Once you see it that way, every RAII type is the same skeleton: a class whose only job is to exist on the stack so its destructor runs.
| Resource | Acquire (ctor) | Release (dtor) | Std lib wrapper |
|---|---|---|---|
| Heap memory | new / malloc |
delete / free |
std::unique_ptr |
| File | fopen / open |
fclose / close |
std::fstream |
| Mutex | lock() |
unlock() |
std::lock_guard |
| Thread | std::thread(...) |
join() |
std::jthread |
| Socket / CAN / fd | socket() |
close() |
(write your own) |
| GPU buffer | cudaMalloc |
cudaFree |
(write your own) |
| Motor / brake | enable() |
disable() |
(write your own) |
For everything in the right column you get RAII for free.

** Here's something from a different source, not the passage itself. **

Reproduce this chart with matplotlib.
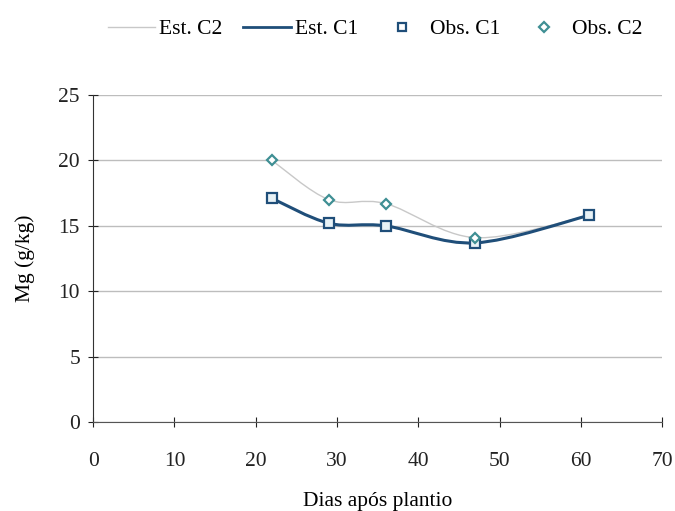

For the bottom three, you write a small class that looks exactly like DbConnection or MotorGuard above.
Whenever you find yourself writing this:
acquire();
do_stuff(); // might throw, might return early
release(); // easy to skip, easy to forget…stop and write a small RAII class instead. Three rules:
- Acquire in the constructor. Throw if it fails — no half-built objects.
- Release in the destructor. The destructor must not throw.
- Disable copying (
= deletethe copy constructor and assignment) unless copying the resource genuinely makes sense — it usually doesn't for hardware or OS handles.
That's RAII. Once you internalise it, you stop writing cleanup code and start writing classes whose existence is the cleanup.